Yomi or Yomi-no-kuni (黄泉, 黄泉の国, or 黄泉ノ国) is the Japanese word for the land of the dead (World of Darkness). According to Shinto mythology as related in Kojiki, this is where the dead go in the afterlife. Once one has eaten at the hearth of Yomi it is (mostly) impossible to return to the land of the living. Yomi is most commonly known for Izanami's retreat to that place after her death. Izanagi followed her there and upon his return he washed himself, creating Amaterasu from his left eye, Susanoo from his nostrils, and Tsukuyomi-no-Mikoto from his right eye in the process.

This realm of the dead shares geographical continuity with the living world, where souls "remain eternally in Japan." Yomi cannot be thought of as a paradise to which one would aspire, nor can it appropriately be described as a hell in which one suffers retribution for past deeds; rather, all deceased carry on a gloomy and shadowy existence in perpetuity, regardless of their behavior in life.
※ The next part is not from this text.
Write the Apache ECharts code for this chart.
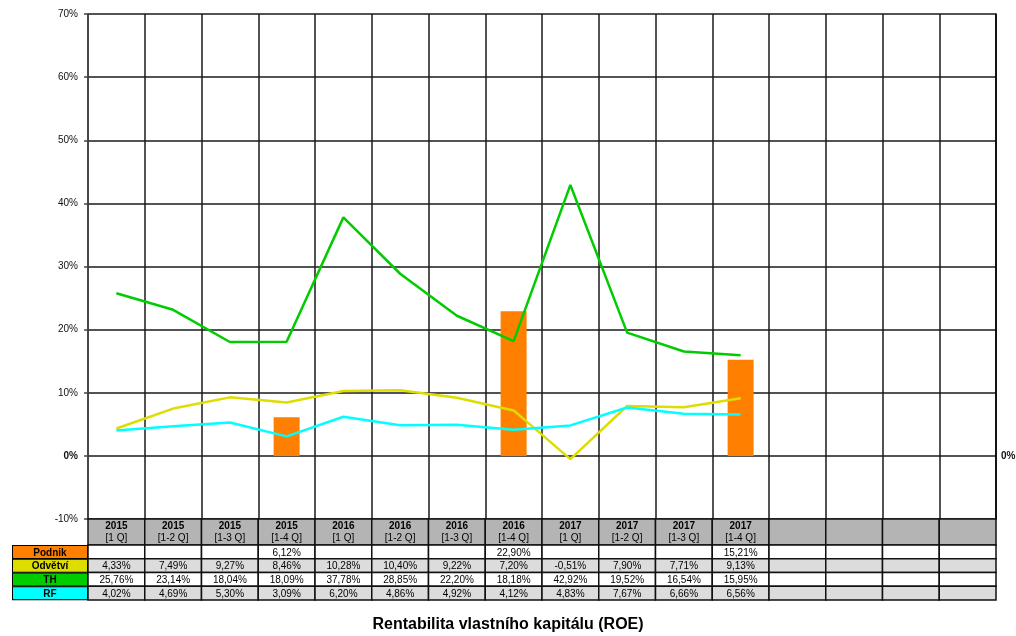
<!DOCTYPE html>
<html>
<head>
<meta charset="utf-8">
<script src="https://cdn.jsdelivr.net/npm/echarts@6/dist/echarts.min.js"></script>
<style>
html, body { margin: 0; padding: 0; background: #fff; }
#chart { width: 1016px; height: 636px; }
</style>
</head>
<body>
<div id="chart"></div>
<script>
// column headers (4 trailing columns are empty)
const years = ['2015', '2015', '2015', '2015', '2016', '2016', '2016', '2016', '2017', '2017', '2017', '2017', '', '', '', ''];
const periods = ['[1 Q]', '[1-2 Q]', '[1-3 Q]', '[1-4 Q]', '[1 Q]', '[1-2 Q]', '[1-3 Q]', '[1-4 Q]', '[1 Q]', '[1-2 Q]', '[1-3 Q]', '[1-4 Q]', '', '', '', ''];
const rowNames = ['Podnik', 'Odvětví', 'TH', 'RF'];
// values in %
const podnik = [null, null, null, 6.12, null, null, null, 22.90, null, null, null, 15.21];
const odvetvi = [4.33, 7.49, 9.27, 8.46, 10.28, 10.40, 9.22, 7.20, -0.51, 7.90, 7.71, 9.13];
const th = [25.76, 23.14, 18.04, 18.09, 37.78, 28.85, 22.20, 18.18, 42.92, 19.52, 16.54, 15.95];
const rf = [4.02, 4.69, 5.30, 3.09, 6.20, 4.86, 4.92, 4.12, 4.83, 7.67, 6.66, 6.56];
const yTicks = { min: -10, max: 70, interval: 10 };

const font = 'Liberation Sans, Arial, sans-serif';
const rowColors = ['#ff8000', '#dddd00', '#00cc00', '#00ffff'];
const cols = years.map((y, i) => i);
const pad = arr => cols.map(i => (arr[i] === undefined ? null : arr[i]));
const fmt = v => (v === null || v === undefined) ? '' : v.toFixed(2).replace('.', ',') + '%';

const rowsData = [podnik, odvetvi, th, rf].map(pad);
const tableCells = [];
const tableText = [];
rowsData.forEach((row, r) => {
	row.forEach((v, i) => {
		tableCells.push([i, r]);
		tableText.push(fmt(v));
	});
});
const headerCells = cols.map(i => [i, 0]);

const chart = echarts.init(document.getElementById('chart'));
chart.setOption({
	animation: false,
	textStyle: { fontFamily: font },
	title: {
		text: 'Rentabilita vlastního kapitálu (ROE)',
		left: 'center',
		top: 612,
		textStyle: { fontSize: 16, fontWeight: 'bold', color: '#000', fontFamily: font }
	},
	grid: [
		{ left: 88, right: 20, top: 14, height: 505, outerBoundsMode: 'none', containLabel: false },
		{ left: 88, right: 20, top: 519, height: 26, outerBoundsMode: 'none', containLabel: false },
		{ left: 88, right: 20, top: 545, height: 55, outerBoundsMode: 'none', containLabel: false }
	],
	xAxis: [{
		gridIndex: 0,
		type: 'category',
		data: cols,
		boundaryGap: true,
		axisLabel: { show: false },
		axisTick: { show: false },
		axisLine: { show: true, onZero: false, lineStyle: { color: '#000' } },
		splitLine: { show: true, interval: 0, lineStyle: { color: '#1a1a1a', width: 1.5 } }
	}, {
		gridIndex: 1,
		type: 'category',
		data: cols,
		show: false
	}, {
		gridIndex: 2,
		type: 'category',
		data: cols,
		show: false
	}],
	yAxis: [{
		gridIndex: 0,
		type: 'value',
		min: yTicks.min,
		max: yTicks.max,
		interval: yTicks.interval,
		axisLine: { show: true, lineStyle: { color: '#444', width: 1.5 } },
		axisTick: { show: true, length: 4, lineStyle: { color: '#444', width: 1.5 } },
		splitLine: { show: true, lineStyle: { color: '#1a1a1a', width: 1.5 } },
		axisLabel: {
			fontSize: 10,
			color: '#111',
			margin: 10,
			formatter: v => v === 0 ? '{b|0%}' : v + '%',
			rich: { b: { fontWeight: 'bold', fontSize: 10, color: '#111' } }
		}
	}, {
		gridIndex: 0,
		type: 'value',
		position: 'right',
		min: yTicks.min,
		max: yTicks.max,
		interval: yTicks.interval,
		axisLine: { show: true, lineStyle: { color: '#000', width: 1.5 } },
		axisTick: { show: false },
		splitLine: { show: false },
		axisLabel: {
			fontSize: 10,
			color: '#111',
			margin: 5,
			formatter: v => v === 0 ? '{b|0%}' : '',
			rich: { b: { fontWeight: 'bold', fontSize: 10, color: '#111' } }
		}
	}, {
		gridIndex: 1,
		type: 'category',
		data: ['h'],
		show: false
	}, {
		gridIndex: 2,
		type: 'category',
		data: rowNames,
		inverse: true,
		axisLine: { show: false },
		axisTick: { show: false },
		axisLabel: {
			interval: 0,
			margin: 1,
			formatter: (v, i) => '{r' + i + '|' + v + '}',
			rich: rowNames.reduce((o, n, i) => {
				o['r' + i] = {
					backgroundColor: rowColors[i],
					borderColor: '#000',
					borderWidth: 1,
					width: 74,
					height: 10,
					lineHeight: 10,
					padding: [2, 0, 0, 0],
					align: 'center',
					fontWeight: 'bold',
					fontSize: 10,
					color: '#000'
				};
				return o;
			}, {})
		}
	}],
	series: [{
		name: 'Podnik',
		type: 'bar',
		xAxisIndex: 0,
		yAxisIndex: 0,
		data: pad(podnik),
		barWidth: 26,
		itemStyle: { color: '#ff8000' }
	}, {
		name: 'Odvětví',
		type: 'line',
		xAxisIndex: 0,
		yAxisIndex: 0,
		data: pad(odvetvi),
		showSymbol: false,
		symbol: 'none',
		lineStyle: { color: '#dddd00', width: 2.5 }
	}, {
		name: 'TH',
		type: 'line',
		xAxisIndex: 0,
		yAxisIndex: 0,
		data: pad(th),
		showSymbol: false,
		symbol: 'none',
		lineStyle: { color: '#00cc00', width: 2.5 }
	}, {
		name: 'RF',
		type: 'line',
		xAxisIndex: 0,
		yAxisIndex: 0,
		data: pad(rf),
		showSymbol: false,
		symbol: 'none',
		lineStyle: { color: '#00ffff', width: 2.5 }
	}, {
		name: 'header',
		type: 'custom',
		xAxisIndex: 1,
		yAxisIndex: 2,
		data: headerCells,
		silent: true,
		renderItem: (params, api) => {
			const c = api.coord([api.value(0), api.value(1)]);
			const s = api.size([1, 1]);
			const i = params.dataIndex;
			return {
				type: 'group',
				children: [{
					type: 'rect',
					shape: { x: c[0] - s[0] / 2, y: c[1] - s[1] / 2, width: s[0], height: s[1] },
					style: { fill: '#b4b4b4', stroke: '#111', lineWidth: 1.5 }
				}, {
					type: 'text',
					style: {
						text: years[i] ? '{y|' + years[i] + '}\n{p|' + periods[i] + '}' : '',
						x: c[0],
						y: c[1],
						align: 'center',
						verticalAlign: 'middle',
						rich: {
							y: { fontWeight: 'bold', fontSize: 10, fontFamily: font, fill: '#000', lineHeight: 12, align: 'center' },
							p: { fontSize: 10, fontFamily: font, fill: '#000', lineHeight: 12, align: 'center' }
						}
					}
				}]
			};
		}
	}, {
		name: 'table',
		type: 'custom',
		xAxisIndex: 2,
		yAxisIndex: 3,
		data: tableCells,
		silent: true,
		renderItem: (params, api) => {
			const c = api.coord([api.value(0), api.value(1)]);
			const s = api.size([1, 1]);
			const r = api.value(1);
			return {
				type: 'group',
				children: [{
					type: 'rect',
					shape: { x: c[0] - s[0] / 2, y: c[1] - s[1] / 2, width: s[0], height: s[1] },
					style: { fill: r % 2 ? '#dcdcdc' : '#fff', stroke: '#111', lineWidth: 1.5 }
				}, {
					type: 'text',
					style: {
						text: tableText[params.dataIndex],
						x: c[0],
						y: c[1] + 1,
						align: 'center',
						verticalAlign: 'middle',
						fontSize: 10,
						fontFamily: font,
						fill: '#000'
					}
				}]
			};
		}
	}]
});
</script>
</body>
</html>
Some "suggest that the concept of a life after death was not a familiar one to the ancient Japanese and it only took form with the introduction of Buddhism from China in the 6th century CE." Scholars believe that the image of Yomi was derived from ancient Japanese tombs in which corpses were left for some time to decompose, an image believed to reflect the structure of the burial mounds (kofun) of the late Kofun period.

The kanji that are sometimes used to transcribe Yomi actually refer to the mythological Chinese realm of the dead called Diyu or Huángquán (黄泉, lit. "Yellow Springs"), which appears in Chinese texts as early as the eighth century BCE. This dark and vaguely defined realm was believed to be located beneath the earth, but it was not until the Han dynasty that the Chinese had a clearly articulated conception of an underworld below in contrast with a heavenly realm above. The characters are jukujikun, i.e. were used without regard to the actual meaning of the word Yomi, which is unknown. With regard to Japanese mythology, Yomi is generally taken by commentators to lie beneath the earth and is part of a triad of locations discussed in Kojiki: Takamahara (高天原, also: Takamagahara), Ashihara-no-Nakatsukuni (葦原の中つ国), and Yomo-tsu-kuni (黄泉国) or Yomi-no-Kuni (黄泉の国). Yomi has also often been associated with the mythological realm of Ne-no-kuni (根の国), also known as Ne-no-Katasukuni (根の堅洲国), the underground realm to which Izanagi banished his son Susanoo.

According to Shinto, Yomi is ruled over by Izanami no Mikoto, the Grand Deity of Yomi (Yomo-tsu-Ōkami 黄泉大神). According to Kojiki, the entrance to Yomi lies in Izumo province and was sealed off by Izanagi upon his flight from Yomi, at which time he permanently blocked the entrance by placing a massive boulder (Chigaeshi no ōkami 道反の大神) at the base of the slope that leads to Yomi (Yomotsu Hirasaka 黄泉平坂 or 黄泉比良坂). Upon his return to Ashihara-no-Nakatsukuni, Izanagi noted that Yomi is a "polluted land" (kegareki kuni). This opinion reflects the traditional Shinto association between death and pollution, or (kegare). Susanoo later became lord of this same realm, subjecting Ōkuninushi to a series of trials there when he fled to it.

==Christian uses==
Some Japanese Christian texts use 黄泉 to refer to what is called Hell in the English versions. For example, "Revelation 6:8",

Sometimes 黄泉 means Hades or Sheol, whereas 地獄 means Gehenna. However 陰府 (yomi) is used in some translations.